Currently pending before the Ohio General Assembly is Senate Bill 165, which would significantly revise Ohio’s regulation of oil and gas drilling. Senator Tom Niehaus introduced the bill to increase the safety and regulation of drilling in Ohio, including concerns related to drilling in urbanized areas. To address these concerns, SB 165 requires, among other things, compliance with mandated well construction techniques, revises the application process and eligibility requirements, and gives the Chief of the ODNR Division of Mineral Resource Management increased enforcement authority.
Well Construction Requirements
The new well construction requirements were proposed in response to an incident in Bainbridge Township, Geauga County. Due to faulty well construction, gas had infiltrated the aquifer and caused severe damage to one house and impacted twenty water wells. ODNR concluded that the primary cement job on the well production casing was deficient.
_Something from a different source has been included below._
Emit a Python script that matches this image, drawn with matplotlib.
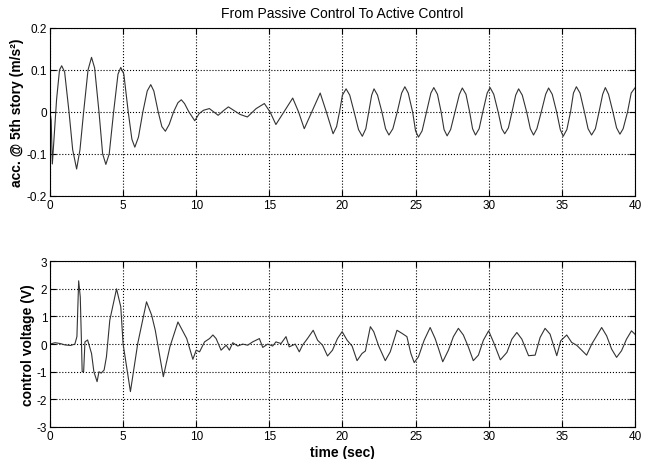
import matplotlib
matplotlib.use("Agg")
import matplotlib.pyplot as plt

plt.rcParams["font.family"] = ["Liberation Sans", "DejaVu Sans"]
plt.rcParams["axes.unicode_minus"] = False

# top: acceleration at 5th story (m/s^2)
acc_t = [0.0, 0.08, 0.16, 0.30, 0.45, 0.65, 0.80, 1.00, 1.30, 1.55, 1.82, 2.05,
         2.30, 2.60, 2.84, 3.05, 3.35, 3.60, 3.82, 4.05, 4.35, 4.65, 4.84, 5.05,
         5.35, 5.60, 5.80, 6.05, 6.35, 6.65, 6.89, 7.10, 7.40, 7.65, 7.89, 8.15,
         8.45, 8.75, 8.98, 9.20, 9.50, 9.90, 10.2, 10.5, 10.9, 11.5, 11.9, 12.2,
         12.6, 13.0, 13.5, 14.1, 14.66, 15.05, 15.45, 16.0, 16.6, 17.0, 17.39,
         17.9, 18.48, 18.9, 19.36, 19.6, 19.8, 20.0, 20.25, 20.5, 20.8, 21.1,
         21.36, 21.6, 21.8, 22.0, 22.16, 22.4, 22.7, 22.95, 23.18, 23.45, 23.75,
         24.05, 24.27, 24.5, 24.8, 25.0, 25.2, 25.45, 25.75, 26.05, 26.25, 26.5,
         26.75, 26.95, 27.16, 27.4, 27.7, 28.0, 28.2, 28.45, 28.7, 28.9, 29.1,
         29.35, 29.6, 29.9, 30.1, 30.35, 30.65, 30.9, 31.1, 31.35, 31.6, 31.85,
         32.05, 32.3, 32.6, 32.85, 33.07, 33.3, 33.6, 33.9, 34.1, 34.35, 34.65,
         34.9, 35.1, 35.35, 35.6, 35.8, 36.0, 36.25, 36.55, 36.8, 37.04, 37.3,
         37.55, 37.8, 37.98, 38.2, 38.5, 38.75, 38.98, 39.2, 39.5, 39.75, 40.0]
acc_v = [0.0, -0.02, -0.124, -0.05, 0.03, 0.10, 0.110, 0.095, 0.0, -0.09, -0.136, -0.09,
         0.0, 0.10, 0.130, 0.105, 0.0, -0.10, -0.125, -0.10, 0.0, 0.09, 0.106, 0.09,
         0.0, -0.065, -0.084, -0.06, 0.0, 0.05, 0.065, 0.05, 0.0, -0.035, -0.046, -0.03,
         0.0, 0.022, 0.029, 0.02, 0.0, -0.021, -0.004, 0.004, 0.008, -0.008, 0.004, 0.012,
         0.003, -0.006, -0.012, 0.008, 0.020, 0.0, -0.030, 0.0, 0.033, 0.0, -0.040,
         0.0, 0.045, 0.0, -0.052, -0.035, 0.0, 0.04, 0.055, 0.04, 0.0, -0.042,
         -0.058, -0.04, 0.0, 0.04, 0.055, 0.04, 0.0, -0.04, -0.055, -0.04, 0.0,
         0.045, 0.060, 0.045, 0.0, -0.045, -0.060, -0.045, 0.0, 0.045, 0.058, 0.042,
         0.0, -0.042, -0.057, -0.042, 0.0, 0.042, 0.057, 0.042, 0.0, -0.04, -0.055,
         -0.04, 0.0, 0.045, 0.058, 0.042, 0.0, -0.04, -0.052, -0.038, 0.0, 0.04,
         0.055, 0.04, 0.0, -0.04, -0.055, -0.04, 0.0, 0.042, 0.057, 0.042, 0.0,
         -0.042, -0.058, -0.042, 0.0, 0.045, 0.060, 0.045, 0.0, -0.04, -0.055, -0.04,
         0.0, 0.042, 0.058, 0.042, 0.0, -0.038, -0.053, -0.04, 0.0, 0.045, 0.057]

# bottom: control voltage (V)
volt_t = [0.0, 0.34, 0.7, 1.02, 1.4, 1.7, 1.84, 1.96, 2.07, 2.14, 2.2, 2.3,
          2.39, 2.57, 2.84, 3.0, 3.22, 3.35, 3.5, 3.7, 3.86, 4.09, 4.55, 4.84,
          5.0, 5.5, 6.0, 6.6, 6.95, 7.2, 7.75, 8.2, 8.75, 9.05, 9.35, 9.77,
          10.0, 10.23, 10.57, 10.91, 11.14, 11.36, 11.7, 12.05, 12.27, 12.5, 12.84,
          13.18, 13.52, 13.86, 14.32, 14.55, 14.89, 15.23, 15.45, 15.8, 16.14,
          16.36, 16.77, 17.05, 17.27, 17.61, 18.0, 18.3, 18.64, 18.98, 19.32,
          19.66, 19.98, 20.32, 20.66, 21.0, 21.34, 21.57, 21.91, 22.14, 22.48,
          22.93, 23.27, 23.73, 24.07, 24.41, 24.68, 24.91, 25.2, 25.59, 26.0,
          26.34, 26.57, 26.86, 27.25, 27.59, 27.93, 28.27, 28.61, 28.95, 29.3,
          29.64, 30.0, 30.34, 30.8, 31.25, 31.59, 31.93, 32.27, 32.73, 33.18,
          33.52, 33.86, 34.2, 34.66, 34.93, 35.34, 35.68, 36.02, 36.7, 37.05,
          37.39, 37.73, 38.07, 38.41, 38.75, 39.09, 39.43, 39.77, 40.0]
volt_v = [0.0, 0.05, 0.02, -0.03, -0.05, 0.0, 0.27, 2.29, 1.7, 0.3, -1.0, -1.0,
          0.08, 0.15, -0.34, -1.0, -1.36, -1.0, -1.05, -0.94, -0.46, 0.87, 2.0, 1.35,
          0.0, -1.72, 0.02, 1.53, 1.05, 0.5, -1.18, -0.1, 0.8, 0.5, 0.2, -0.55,
          -0.22, -0.28, 0.08, 0.2, 0.33, 0.2, -0.22, -0.04, -0.22, 0.05, -0.07,
          0.0, -0.04, 0.08, 0.2, -0.12, 0.0, -0.07, 0.08, 0.02, 0.27,
          -0.1, 0.0, -0.28, -0.04, 0.2, 0.5, 0.14, -0.04, -0.43, -0.22,
          0.2, 0.45, 0.14, -0.07, -0.6, -0.34, -0.25, 0.63, 0.45, -0.07,
          -0.6, -0.28, 0.5, 0.39, 0.27, -0.34, -0.67, -0.46, 0.14, 0.6,
          0.2, -0.16, -0.64, -0.22, 0.27, 0.57, 0.33, -0.1, -0.6, -0.4,
          0.14, 0.48, 0.06, -0.57, -0.3, 0.18, 0.42, 0.18, -0.42, -0.4,
          0.24, 0.57, 0.36, -0.42, 0.12, 0.33, 0.06, -0.04, -0.4, 0.0,
          0.3, 0.6, 0.3, -0.18, -0.48, -0.24, 0.18, 0.48, 0.36]

x_ticks = [0, 5, 10, 15, 20, 25, 30, 35, 40]
acc_ticks = [-0.2, -0.1, 0, 0.1, 0.2]
acc_ticklabels = ["-0.2", "-0.1", "0", "0.1", "0.2"]
volt_ticks = [-3, -2, -1, 0, 1, 2, 3]


def style_axes(ax):
    ax.set_xlim(0, 40)
    ax.set_xticks(x_ticks)
    ax.tick_params(direction="in", top=True, right=True, length=4,
                   width=0.8, labelsize=8.5, pad=2)
    ax.grid(True, linestyle=":", color="black", linewidth=0.8)
    for s in ax.spines.values():
        s.set_linewidth(0.8)


fig = plt.figure(figsize=(6.52, 4.6), dpi=100)
ax1 = fig.add_axes([0.0767, 0.572, 0.897, 0.365])
ax2 = fig.add_axes([0.0767, 0.0696, 0.897, 0.3604])

ax1.plot(acc_t, acc_v, color="#333333", lw=0.8)
style_axes(ax1)
ax1.set_ylim(-0.2, 0.2)
ax1.set_yticks(acc_ticks)
ax1.set_yticklabels(acc_ticklabels)
ax1.set_ylabel("acc. @ 5th story (m/s²)", fontsize=10, fontweight="bold",
               labelpad=2)
ax1.set_title("From Passive Control To Active Control", fontsize=10, pad=8)

ax2.plot(volt_t, volt_v, color="#333333", lw=0.8)
style_axes(ax2)
ax2.set_ylim(-3, 3)
ax2.set_yticks(volt_ticks)
ax2.set_ylabel("control voltage (V)", fontsize=10, fontweight="bold",
               labelpad=1)
ax2.set_xlabel("time (sec)", fontsize=10, fontweight="bold", labelpad=2)

fig.savefig("out.png", dpi=100)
SB 165 eliminates all existing statutory provisions related to well construction and states that a well must be constructed in a manner that is approved by the Chief as specified in the permit, using materials that comply with industry standards for the type and depth of the well and the anticipated fluid pressures that are associated with the well. The bill also contains language specifically protecting all underground sources of drinking water. The bill authorizes the Chief to adopt rules that are consistent with the statutory well construction standards, for evaluating the quality of well construction materials and for completing remedial cementing.
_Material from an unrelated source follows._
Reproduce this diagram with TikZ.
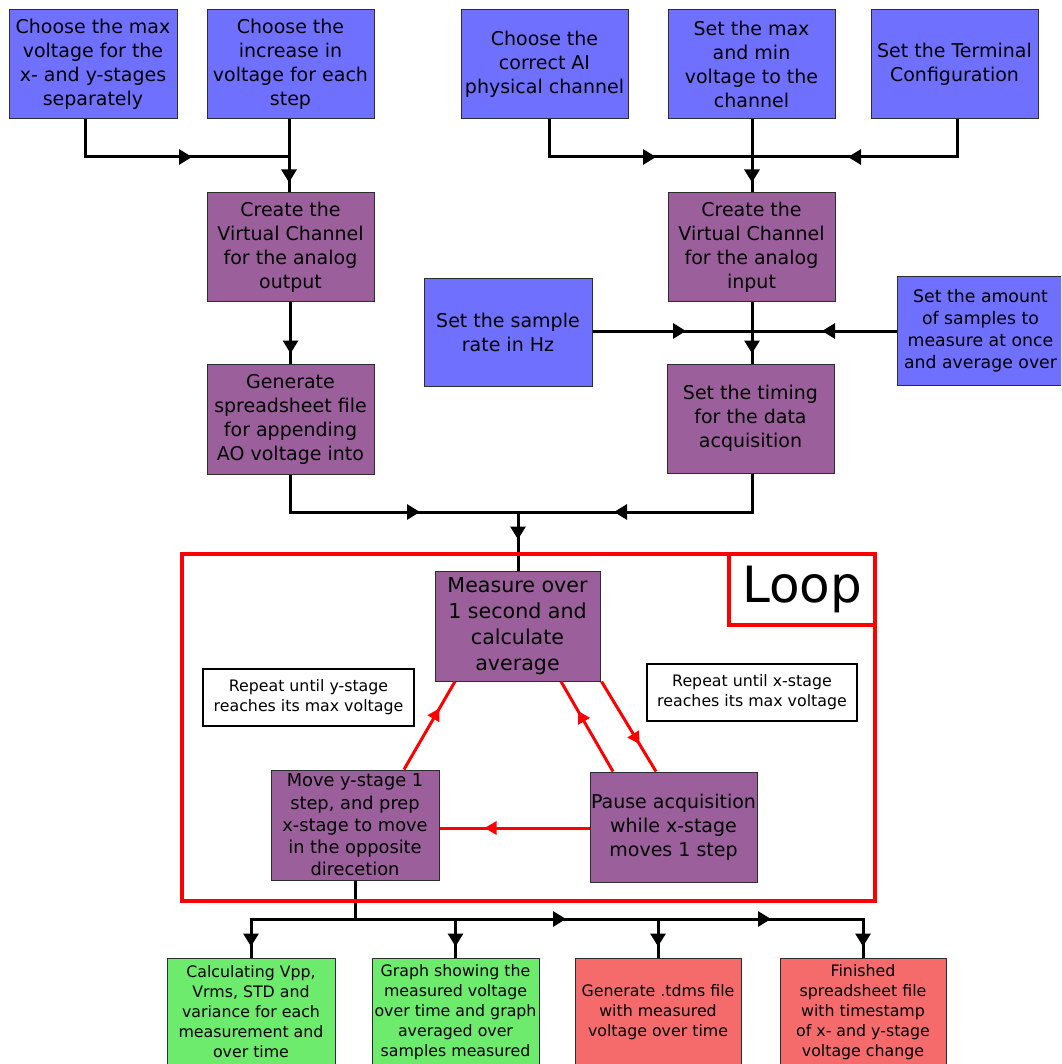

Application Process and Eligibility Requirements
SB 165 proposes to revise portions of the law related to application for a permit to drill a well. For example, if the well will be drilled in an urbanized area, the application must contain a sworn statement that the applicant has provided notice by regular mail to the owner of each parcel of real property that is located within 500 feet of the surface location of the well, excluding any parcel of real property that is included in the drilling unit. In addition to terms related to safety, location and fencing, permits issued under the proposed rule will also include terms related to noise mitigation.
Some of the bill’s most significant revisions pertain to the mandatory pooling process. Under the proposed law, an applicant seeking mandatory pooling must pay a $5,000 fee. The bill also prohibits a person from submitting more than five applications for mandatory pooling orders per year unless the Chief approves additional applications.
Chief’s Enforcement Authority
Current law requires the Chief to enforce the Oil and Gas Law and the rules, permits and orders issued pursuant to them. SB 165 takes this one step further and authorizes the Chief to issue a citation to an owner for a violation of any law, rule, permit or order. The citation may be a compliance notice or an administrative order. The Chief may also initiate an enforcement action for a material and substantial violation. If the owner fails to comply with a prior enforcement action, the Chief may issue a suspension order.
This article is intended to provide only a sample of the changes proposed by SB 165. For all the changes proposed please refer to the text of SB 165.